Moving LVM extents with pvmove relocates data from one physical volume to another inside the same volume group. This is commonly done before retiring a disk, replacing storage, or emptying one PV while keeping the logical volumes available.
The pvmove command copies allocated extents from the source PV to free extents on another PV and updates the VG metadata when the move completes. Naming both the source and destination devices keeps the relocation targeted instead of letting LVM choose any available space in the volume group.
Before pvmove runs, the destination PV must belong to the same VG and have enough free space for the extents being moved. Keep a recent data backup or storage snapshot before starting, and do not remove the source disk until pvs shows that its Used value is 0.
Related: How to add a disk to an LVM volume group
Related: How to remove an LVM physical volume
Related: How to back up and restore LVM metadata
$ sudo pvs --options pv_name,vg_name,pv_size,pv_free,pv_used PV VG PSize PFree Used /dev/sdb vgdata 100.00g 20.00g 80.00g
The source PV is the device with allocated extents to move. In this example, /dev/sdb still stores 80.00g of LV data.
$ sudo lvs --options lv_name,vg_name,lv_size,devices vgdata LV VG LSize Devices projects vgdata 80.00g /dev/sdb(0)
The Devices column shows where each LV has extents. If several LVs use the source PV, pvmove can move them in one pass.

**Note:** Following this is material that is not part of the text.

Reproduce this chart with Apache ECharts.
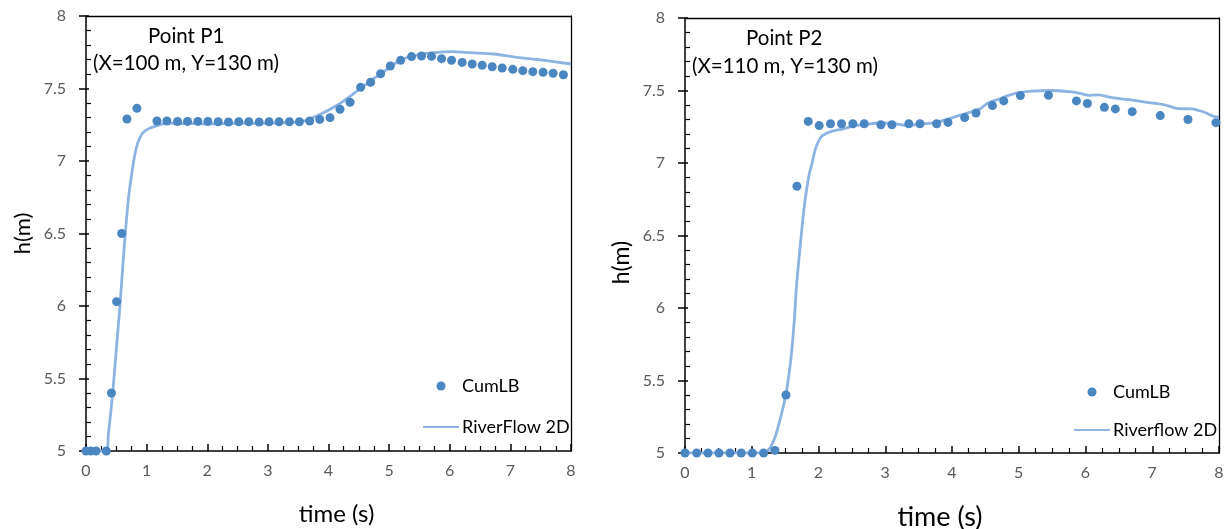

$ sudo vgextend vgdata /dev/sdc Physical volume "/dev/sdc" successfully created. Volume group "vgdata" successfully extended
Skip this step when the destination PV already appears in the same VG.
Related: How to add a disk to an LVM volume group
$ sudo pvs --options pv_name,vg_name,pv_size,pv_free,pv_used /dev/sdb /dev/sdc PV VG PSize PFree Used /dev/sdb vgdata 100.00g 20.00g 80.00g /dev/sdc vgdata 120.00g 120.00g 0
The destination PFree must be at least as large as the source Used value being moved.
$ sudo vgcfgbackup vgdata Volume group "vgdata" successfully backed up.
LVM normally keeps automatic metadata backups, but an explicit backup gives the recovery point a clear timestamp before the extent move.
Related: How to back up and restore LVM metadata
$ sudo pvmove -i 5 /dev/sdb /dev/sdc /dev/sdb: Moved: 8.33% /dev/sdb: Moved: 100.00%
The -i 5 option prints progress every five seconds. If the command is interrupted, run pvmove without device arguments to continue the recorded move; use pvmove --abort only after confirming that aborting is safer than resuming.
$ sudo pvs --options pv_name,vg_name,pv_free,pv_used /dev/sdb /dev/sdc PV VG PFree Used /dev/sdb vgdata 100.00g 0 /dev/sdc vgdata 40.00g 80.00g
A Used value of 0 on the source PV means the volume group no longer stores LV extents there.
$ sudo lvs --options lv_name,vg_name,lv_size,devices vgdata/projects LV VG LSize Devices projects vgdata 80.00g /dev/sdc(0)
If the source disk is being retired, remove the empty PV from the VG only after these checks pass.